— start of DATA EXTRACT —

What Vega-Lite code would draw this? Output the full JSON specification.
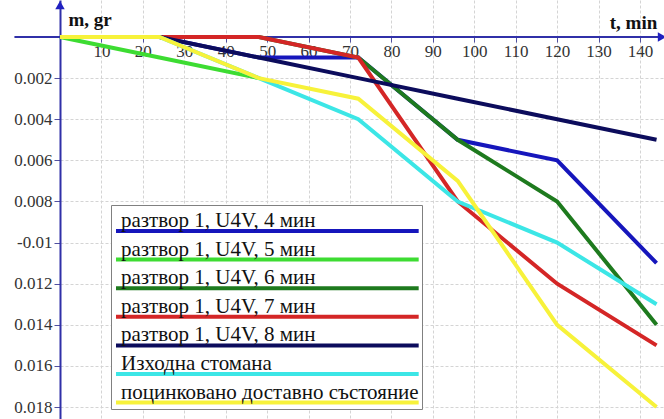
{
  "$schema": "https://vega.github.io/schema/vega-lite/v6.json",
  "width": 604,
  "height": 419,
  "autosize": {"type": "none"},
  "padding": {"left": 60, "top": 0, "right": 0, "bottom": 0},
  "background": "white",
  "config": {"view": {"stroke": null}, "font": "Liberation Serif"},
  "layer": [
    {
      "data": {"values": [{}]},
      "mark": {"type": "rule", "color": "#3030a8", "strokeWidth": 2, "clip": false},
      "encoding": {
        "x": {"datum": -11, "type": "quantitative"},
        "x2": {"datum": 145},
        "y": {"datum": 0, "type": "quantitative"}
      }
    },
    {
      "data": {
        "values": [
          {"series": "разтвор 1, U4V, 4 мин", "t": 0, "m": 0},
          {"series": "разтвор 1, U4V, 4 мин", "t": 24, "m": 0},
          {"series": "разтвор 1, U4V, 4 мин", "t": 48, "m": -0.001},
          {"series": "разтвор 1, U4V, 4 мин", "t": 72, "m": -0.001},
          {"series": "разтвор 1, U4V, 4 мин", "t": 96, "m": -0.005},
          {"series": "разтвор 1, U4V, 4 мин", "t": 120, "m": -0.006},
          {"series": "разтвор 1, U4V, 4 мин", "t": 144, "m": -0.011},
          {"series": "разтвор 1, U4V, 5 мин", "t": 0, "m": 0},
          {"series": "разтвор 1, U4V, 5 мин", "t": 24, "m": -0.001},
          {"series": "разтвор 1, U4V, 5 мин", "t": 48, "m": -0.002},
          {"series": "разтвор 1, U4V, 6 мин", "t": 0, "m": 0},
          {"series": "разтвор 1, U4V, 6 мин", "t": 24, "m": 0},
          {"series": "разтвор 1, U4V, 6 мин", "t": 48, "m": 0},
          {"series": "разтвор 1, U4V, 6 мин", "t": 72, "m": -0.001},
          {"series": "разтвор 1, U4V, 6 мин", "t": 96, "m": -0.005},
          {"series": "разтвор 1, U4V, 6 мин", "t": 120, "m": -0.008},
          {"series": "разтвор 1, U4V, 6 мин", "t": 144, "m": -0.014},
          {"series": "разтвор 1, U4V, 7 мин", "t": 0, "m": 0},
          {"series": "разтвор 1, U4V, 7 мин", "t": 24, "m": 0},
          {"series": "разтвор 1, U4V, 7 мин", "t": 48, "m": 0},
          {"series": "разтвор 1, U4V, 7 мин", "t": 72, "m": -0.001},
          {"series": "разтвор 1, U4V, 7 мин", "t": 96, "m": -0.008},
          {"series": "разтвор 1, U4V, 7 мин", "t": 120, "m": -0.012},
          {"series": "разтвор 1, U4V, 7 мин", "t": 144, "m": -0.015},
          {"series": "разтвор 1, U4V, 8 мин", "t": 0, "m": 0},
          {"series": "разтвор 1, U4V, 8 мин", "t": 24, "m": 0},
          {"series": "разтвор 1, U4V, 8 мин", "t": 48, "m": -0.001},
          {"series": "разтвор 1, U4V, 8 мин", "t": 72, "m": -0.002},
          {"series": "разтвор 1, U4V, 8 мин", "t": 96, "m": -0.003},
          {"series": "разтвор 1, U4V, 8 мин", "t": 120, "m": -0.004},
          {"series": "разтвор 1, U4V, 8 мин", "t": 144, "m": -0.005},
          {"series": "Изходна стомана", "t": 0, "m": 0},
          {"series": "Изходна стомана", "t": 24, "m": 0},
          {"series": "Изходна стомана", "t": 48, "m": -0.002},
          {"series": "Изходна стомана", "t": 72, "m": -0.004},
          {"series": "Изходна стомана", "t": 96, "m": -0.008},
          {"series": "Изходна стомана", "t": 120, "m": -0.010},
          {"series": "Изходна стомана", "t": 144, "m": -0.013},
          {"series": "поцинковано доставно състояние", "t": 0, "m": 0},
          {"series": "поцинковано доставно състояние", "t": 24, "m": 0},
          {"series": "поцинковано доставно състояние", "t": 48, "m": -0.002},
          {"series": "поцинковано доставно състояние", "t": 72, "m": -0.003},
          {"series": "поцинковано доставно състояние", "t": 96, "m": -0.007},
          {"series": "поцинковано доставно състояние", "t": 120, "m": -0.014},
          {"series": "поцинковано доставно състояние", "t": 144, "m": -0.018}
        ]
      },
      "mark": {"type": "line", "strokeWidth": 4},
      "encoding": {
        "x": {
          "field": "t", "type": "quantitative",
          "scale": {"domain": [0, 145.8], "nice": false, "zero": false},
          "axis": {
            "orient": "bottom", "offset": -382,
            "values": [10, 20, 30, 40, 50, 60, 70, 80, 90, 100, 110, 120, 130, 140],
            "grid": true, "gridColor": "#d4d4d4", "gridDash": [3, 2],
            "domain": false, "ticks": true, "tickColor": "#5050a0", "tickSize": 5,
            "labelFont": "Liberation Serif", "labelFontSize": 17, "labelColor": "#333333", "labelPadding": 1,
            "title": "t, min", "titleFont": "Liberation Serif", "titleFontSize": 19, "titleFontWeight": "bold",
            "titleColor": "#111111", "titleX": 573, "titleY": -9, "titleAlign": "center", "titleBaseline": "alphabetic"
          }
        },
        "y": {
          "field": "m", "type": "quantitative",
          "scale": {"domain": [-0.01858, 0.0018], "nice": false, "zero": false},
          "axis": {
            "orient": "left",
            "values": [0, -0.002, -0.004, -0.006, -0.008, -0.01, -0.012, -0.014, -0.016, -0.018],
            "labelExpr": "datum.value == 0 ? '' : (abs(datum.value + 0.01) < 0.0001 ? '-0.01' : format(-datum.value, '.3f'))",
            "grid": true, "gridColor": "#d4d4d4", "gridDash": [3, 2],
            "domain": true, "domainColor": "#3030a8", "domainWidth": 2,
            "ticks": true, "tickColor": "#5050a0", "tickSize": 6,
            "labelFont": "Liberation Serif", "labelFontSize": 17, "labelColor": "#333333", "labelPadding": 2,
            "title": "m, gr", "titleFont": "Liberation Serif", "titleFontSize": 19, "titleFontWeight": "bold",
            "titleColor": "#111111", "titleAngle": 0, "titleX": 8, "titleY": 25, "titleAlign": "left", "titleBaseline": "alphabetic"
          }
        },
        "color": {
          "field": "series", "type": "nominal",
          "scale": {
            "domain": ["разтвор 1, U4V, 4 мин", "разтвор 1, U4V, 5 мин", "разтвор 1, U4V, 6 мин", "разтвор 1, U4V, 7 мин", "разтвор 1, U4V, 8 мин", "Изходна стомана", "поцинковано доставно състояние"],
            "range": ["#1616bc", "#3ddc32", "#1e7a1e", "#d42626", "#0c0c5c", "#3ce6e6", "#f7f23a"]
          },
          "legend": {
            "orient": "none", "legendX": 51, "legendY": 205,
            "title": " ", "titleFontSize": 1, "titlePadding": 19,
            "symbolType": "stroke", "symbolSize": 93025, "symbolStrokeWidth": 4,
            "clipHeight": 6,
            "labelOffset": -302, "labelBaseline": "bottom", "labelLimit": 0,
            "labelFont": "Liberation Serif", "labelFontSize": 21, "labelColor": "#111111",
            "rowPadding": 4.6, "padding": 3,
            "strokeColor": "#808080", "fillColor": "white"
          }
        }
      }
    },
    {
      "data": {"values": [{}]},
      "mark": {"type": "point", "shape": "triangle-up", "filled": true, "size": 90, "color": "#2020c0", "opacity": 1, "clip": false},
      "encoding": {
        "x": {"datum": 0, "type": "quantitative"},
        "y": {"datum": 0.00155, "type": "quantitative"}
      }
    },
    {
      "data": {"values": [{}]},
      "mark": {"type": "point", "shape": "triangle-right", "filled": true, "size": 90, "color": "#2020c0", "opacity": 1, "clip": false},
      "encoding": {
        "x": {"datum": 145.3, "type": "quantitative"},
        "y": {"datum": 0, "type": "quantitative"}
      }
    }
  ]
}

— end of DATA EXTRACT —

• WHAT THIS TASK INVOLVES: Your task is to repeat the material above exactly, without its pictures.

• THE SOLUTION:
What Vega-Lite code would draw this? Output the full JSON specification.
{
  "$schema": "https://vega.github.io/schema/vega-lite/v6.json",
  "width": 604,
  "height": 419,
  "autosize": {"type": "none"},
  "padding": {"left": 60, "top": 0, "right": 0, "bottom": 0},
  "background": "white",
  "config": {"view": {"stroke": null}, "font": "Liberation Serif"},
  "layer": [
    {
      "data": {"values": [{}]},
      "mark": {"type": "rule", "color": "#3030a8", "strokeWidth": 2, "clip": false},
      "encoding": {
        "x": {"datum": -11, "type": "quantitative"},
        "x2": {"datum": 145},
        "y": {"datum": 0, "type": "quantitative"}
      }
    },
    {
      "data": {
        "values": [
          {"series": "разтвор 1, U4V, 4 мин", "t": 0, "m": 0},
          {"series": "разтвор 1, U4V, 4 мин", "t": 24, "m": 0},
          {"series": "разтвор 1, U4V, 4 мин", "t": 48, "m": -0.001},
          {"series": "разтвор 1, U4V, 4 мин", "t": 72, "m": -0.001},
          {"series": "разтвор 1, U4V, 4 мин", "t": 96, "m": -0.005},
          {"series": "разтвор 1, U4V, 4 мин", "t": 120, "m": -0.006},
          {"series": "разтвор 1, U4V, 4 мин", "t": 144, "m": -0.011},
          {"series": "разтвор 1, U4V, 5 мин", "t": 0, "m": 0},
          {"series": "разтвор 1, U4V, 5 мин", "t": 24, "m": -0.001},
          {"series": "разтвор 1, U4V, 5 мин", "t": 48, "m": -0.002},
          {"series": "разтвор 1, U4V, 6 мин", "t": 0, "m": 0},
          {"series": "разтвор 1, U4V, 6 мин", "t": 24, "m": 0},
          {"series": "разтвор 1, U4V, 6 мин", "t": 48, "m": 0},
          {"series": "разтвор 1, U4V, 6 мин", "t": 72, "m": -0.001},
          {"series": "разтвор 1, U4V, 6 мин", "t": 96, "m": -0.005},
          {"series": "разтвор 1, U4V, 6 мин", "t": 120, "m": -0.008},
          {"series": "разтвор 1, U4V, 6 мин", "t": 144, "m": -0.014},
          {"series": "разтвор 1, U4V, 7 мин", "t": 0, "m": 0},
          {"series": "разтвор 1, U4V, 7 мин", "t": 24, "m": 0},
          {"series": "разтвор 1, U4V, 7 мин", "t": 48, "m": 0},
          {"series": "разтвор 1, U4V, 7 мин", "t": 72, "m": -0.001},
          {"series": "разтвор 1, U4V, 7 мин", "t": 96, "m": -0.008},
          {"series": "разтвор 1, U4V, 7 мин", "t": 120, "m": -0.012},
          {"series": "разтвор 1, U4V, 7 мин", "t": 144, "m": -0.015},
          {"series": "разтвор 1, U4V, 8 мин", "t": 0, "m": 0},
          {"series": "разтвор 1, U4V, 8 мин", "t": 24, "m": 0},
          {"series": "разтвор 1, U4V, 8 мин", "t": 48, "m": -0.001},
          {"series": "разтвор 1, U4V, 8 мин", "t": 72, "m": -0.002},
          {"series": "разтвор 1, U4V, 8 мин", "t": 96, "m": -0.003},
          {"series": "разтвор 1, U4V, 8 мин", "t": 120, "m": -0.004},
          {"series": "разтвор 1, U4V, 8 мин", "t": 144, "m": -0.005},
          {"series": "Изходна стомана", "t": 0, "m": 0},
          {"series": "Изходна стомана", "t": 24, "m": 0},
          {"series": "Изходна стомана", "t": 48, "m": -0.002},
          {"series": "Изходна стомана", "t": 72, "m": -0.004},
          {"series": "Изходна стомана", "t": 96, "m": -0.008},
          {"series": "Изходна стомана", "t": 120, "m": -0.010},
          {"series": "Изходна стомана", "t": 144, "m": -0.013},
          {"series": "поцинковано доставно състояние", "t": 0, "m": 0},
          {"series": "поцинковано доставно състояние", "t": 24, "m": 0},
          {"series": "поцинковано доставно състояние", "t": 48, "m": -0.002},
          {"series": "поцинковано доставно състояние", "t": 72, "m": -0.003},
          {"series": "поцинковано доставно състояние", "t": 96, "m": -0.007},
          {"series": "поцинковано доставно състояние", "t": 120, "m": -0.014},
          {"series": "поцинковано доставно състояние", "t": 144, "m": -0.018}
        ]
      },
      "mark": {"type": "line", "strokeWidth": 4},
      "encoding": {
        "x": {
          "field": "t", "type": "quantitative",
          "scale": {"domain": [0, 145.8], "nice": false, "zero": false},
          "axis": {
            "orient": "bottom", "offset": -382,
            "values": [10, 20, 30, 40, 50, 60, 70, 80, 90, 100, 110, 120, 130, 140],
            "grid": true, "gridColor": "#d4d4d4", "gridDash": [3, 2],
            "domain": false, "ticks": true, "tickColor": "#5050a0", "tickSize": 5,
            "labelFont": "Liberation Serif", "labelFontSize": 17, "labelColor": "#333333", "labelPadding": 1,
            "title": "t, min", "titleFont": "Liberation Serif", "titleFontSize": 19, "titleFontWeight": "bold",
            "titleColor": "#111111", "titleX": 573, "titleY": -9, "titleAlign": "center", "titleBaseline": "alphabetic"
          }
        },
        "y": {
          "field": "m", "type": "quantitative",
          "scale": {"domain": [-0.01858, 0.0018], "nice": false, "zero": false},
          "axis": {
            "orient": "left",
            "values": [0, -0.002, -0.004, -0.006, -0.008, -0.01, -0.012, -0.014, -0.016, -0.018],
            "labelExpr": "datum.value == 0 ? '' : (abs(datum.value + 0.01) < 0.0001 ? '-0.01' : format(-datum.value, '.3f'))",
            "grid": true, "gridColor": "#d4d4d4", "gridDash": [3, 2],
            "domain": true, "domainColor": "#3030a8", "domainWidth": 2,
            "ticks": true, "tickColor": "#5050a0", "tickSize": 6,
            "labelFont": "Liberation Serif", "labelFontSize": 17, "labelColor": "#333333", "labelPadding": 2,
            "title": "m, gr", "titleFont": "Liberation Serif", "titleFontSize": 19, "titleFontWeight": "bold",
            "titleColor": "#111111", "titleAngle": 0, "titleX": 8, "titleY": 25, "titleAlign": "left", "titleBaseline": "alphabetic"
          }
        },
        "color": {
          "field": "series", "type": "nominal",
          "scale": {
            "domain": ["разтвор 1, U4V, 4 мин", "разтвор 1, U4V, 5 мин", "разтвор 1, U4V, 6 мин", "разтвор 1, U4V, 7 мин", "разтвор 1, U4V, 8 мин", "Изходна стомана", "поцинковано доставно състояние"],
            "range": ["#1616bc", "#3ddc32", "#1e7a1e", "#d42626", "#0c0c5c", "#3ce6e6", "#f7f23a"]
          },
          "legend": {
            "orient": "none", "legendX": 51, "legendY": 205,
            "title": " ", "titleFontSize": 1, "titlePadding": 19,
            "symbolType": "stroke", "symbolSize": 93025, "symbolStrokeWidth": 4,
            "clipHeight": 6,
            "labelOffset": -302, "labelBaseline": "bottom", "labelLimit": 0,
            "labelFont": "Liberation Serif", "labelFontSize": 21, "labelColor": "#111111",
            "rowPadding": 4.6, "padding": 3,
            "strokeColor": "#808080", "fillColor": "white"
          }
        }
      }
    },
    {
      "data": {"values": [{}]},
      "mark": {"type": "point", "shape": "triangle-up", "filled": true, "size": 90, "color": "#2020c0", "opacity": 1, "clip": false},
      "encoding": {
        "x": {"datum": 0, "type": "quantitative"},
        "y": {"datum": 0.00155, "type": "quantitative"}
      }
    },
    {
      "data": {"values": [{}]},
      "mark": {"type": "point", "shape": "triangle-right", "filled": true, "size": 90, "color": "#2020c0", "opacity": 1, "clip": false},
      "encoding": {
        "x": {"datum": 145.3, "type": "quantitative"},
        "y": {"datum": 0, "type": "quantitative"}
      }
    }
  ]
}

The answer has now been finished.